I wanted Yim to have this elflike Fred Astaire-esque quality to them. Very ties-and-tails. I didn’t want them to look too flashy, because for most of their story they’re in travel clothes. I tweaked their collar to show their closed-in personality, and dabbled with their horn decorations. I wanted time to have glass horns with spiked piercings that could be seen through the glass, but I imagine it would be time-consuming to draw. I’m debating removing them.

Horns

For my story, many of the side characters have horns. Some families have particular horn shapes. A group of people has horns based on the beaks of tropical birds, others on comets and glass. Some horns float, and others can move like attached spider legs. It’s fun to come up with all these concepts.

The Queen of Light

Hello, I’m in a Fae-Dragon mood this month. What are the Fae-Dragons, you ask? They’re a group of minor Fae nobility and their retinue who got stuck in Yggdrasil when Ragnarok happened. For mutual survival, they merged societies with the native dragons and became the Fae-Dragons. More power and survivability, in return for never being able to go back to either community.

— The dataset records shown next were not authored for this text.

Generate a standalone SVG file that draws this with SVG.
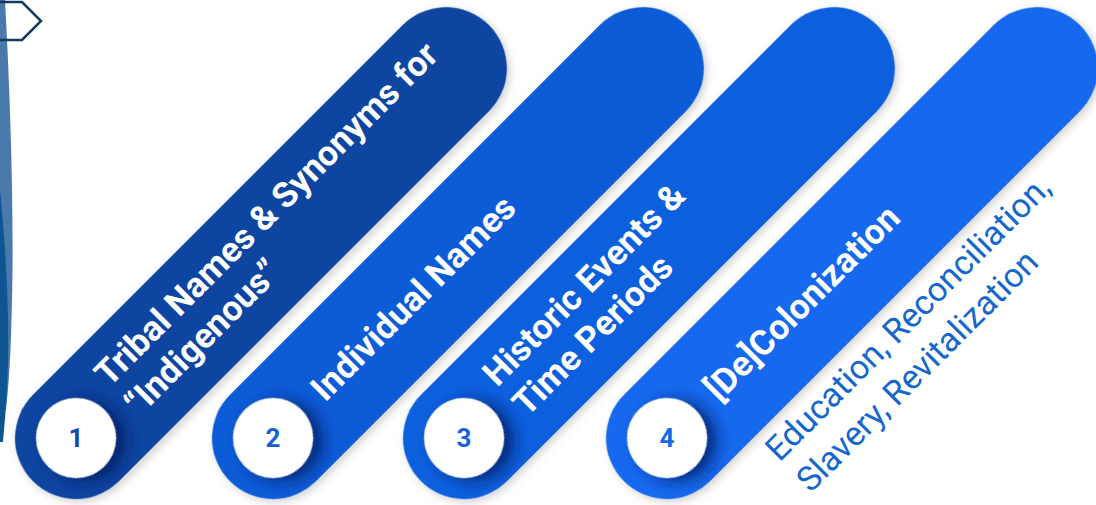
<svg xmlns="http://www.w3.org/2000/svg" width="1096" height="505" viewBox="0 0 1096 505">
<defs>
<style>
.lbl{font-family:Roboto,"Liberation Sans",sans-serif;font-weight:700;font-size:35px;fill:#ffffff}
.num{font-family:Roboto,"Liberation Sans",sans-serif;font-weight:700;font-size:26px;text-anchor:middle}
.sub{font-family:Roboto,"Liberation Sans",sans-serif;font-weight:400;font-size:34px;fill:#1667cc}
</style>
<filter id="pillSh" x="-20%" y="-20%" width="140%" height="140%">
<feDropShadow dx="0" dy="4" stdDeviation="4" flood-color="#000" flood-opacity="0.18"/>
</filter>
<filter id="circSh" x="-100%" y="-100%" width="300%" height="300%">
<feDropShadow dx="5" dy="9" stdDeviation="8" flood-color="#051f5c" flood-opacity="0.8"/>
</filter>
<clipPath id="c1"><rect x="-61" y="-61" width="645" height="122" rx="61"/></clipPath>
</defs>
<rect width="1096" height="505" fill="#ffffff"/>
<g id="decor">
<path d="M0,0 H5 C11,110 14,220 12,300 C11,350 9,385 6,410 L0,410 Z" fill="#4a7aab"/>
<path d="M0,190 C6,250 9,310 8,360 C7,400 5,420 3,442 L0,442 Z" fill="#0e5592"/>
<path d="M-3,2 H22 L41,21 L22,40 H-3" fill="none" stroke="#163a5f" stroke-width="2.5" stroke-linejoin="miter"/>
</g>
<g id="node1">
<g transform="translate(76,438) rotate(-45)">
<rect x="-61" y="-61" width="645" height="122" rx="61" fill="#0b45a1" filter="url(#pillSh)"/>
<g clip-path="url(#c1)"><circle cx="0" cy="0" r="40" fill="#fff" filter="url(#circSh)"/></g>
<text class="lbl" x="59" y="-12">Tribal Names &amp; Synonyms for</text>
<text class="lbl" x="59" y="30">“Indigenous”</text>
</g>
<text class="num" x="76" y="447" fill="#1249aa">1</text>
</g>
<g id="node2">
<g transform="translate(273,438) rotate(-45)">
<rect x="-61" y="-61" width="645" height="122" rx="61" fill="#0f5cd7" filter="url(#pillSh)"/>
<g clip-path="url(#c1)"><circle cx="0" cy="0" r="40" fill="#fff" filter="url(#circSh)"/></g>
<text class="lbl" x="62" y="12">Individual Names</text>
</g>
<text class="num" x="273" y="447" fill="#1560d2">2</text>
</g>
<g id="node3">
<g transform="translate(464,438) rotate(-45)">
<rect x="-61" y="-61" width="645" height="122" rx="61" fill="#0f61dd" filter="url(#pillSh)"/>
<g clip-path="url(#c1)"><circle cx="0" cy="0" r="40" fill="#fff" filter="url(#circSh)"/></g>
<text class="lbl" x="59" y="-12">Historic Events &amp;</text>
<text class="lbl" x="59" y="30">Time Periods</text>
</g>
<text class="num" x="464" y="447" fill="#1664dc">3</text>
</g>
<g id="node4">
<g transform="translate(667,438) rotate(-45)">
<rect x="-61" y="-61" width="645" height="122" rx="61" fill="#1369ee" filter="url(#pillSh)"/>
<g clip-path="url(#c1)"><circle cx="0" cy="0" r="40" fill="#fff" filter="url(#circSh)"/></g>
<text class="lbl" x="62" y="12">[De]Colonization</text>
<text class="sub" x="62" y="97">Education, Reconciliation,</text>
<text class="sub" x="62" y="141">Slavery, Revitalization</text>
</g>
<text class="num" x="667" y="447" fill="#1668ea">4</text>
</g>
<g id="connectors"/>
</svg>
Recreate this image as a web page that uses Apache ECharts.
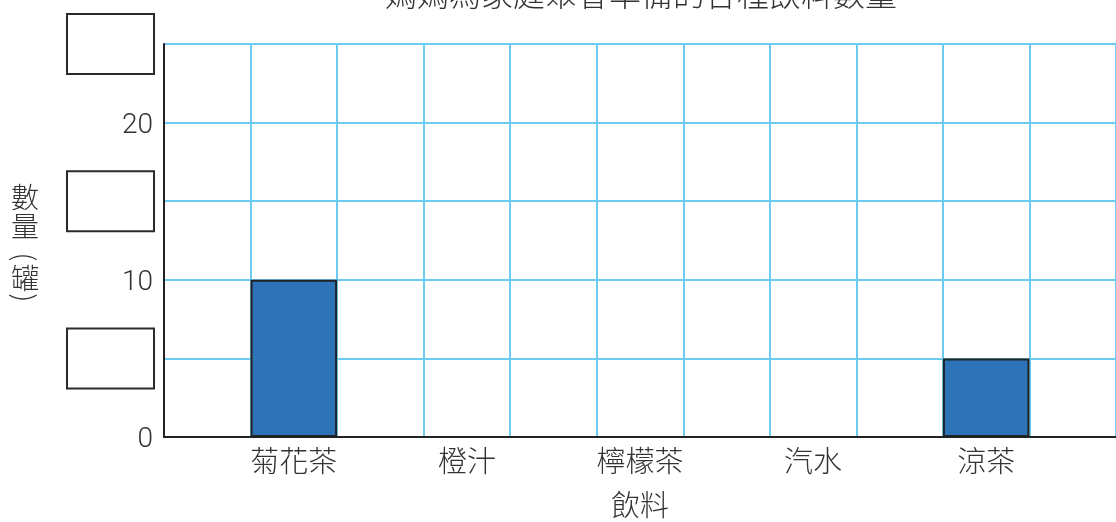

The Fae-Dragons have a rotating revenue of powerful rulers. This is the Queen of Light, who rules for the summer months each year. I based her outfit on Venician carnival wear, Versailles fashion, and the musical Six and Beyonce. I wanted to give her a sense of power and mystique. I added black to her palette because the sun may be strong and shiny, but it’ll turn into a black hole one day, signaling the astronomical power of destruction.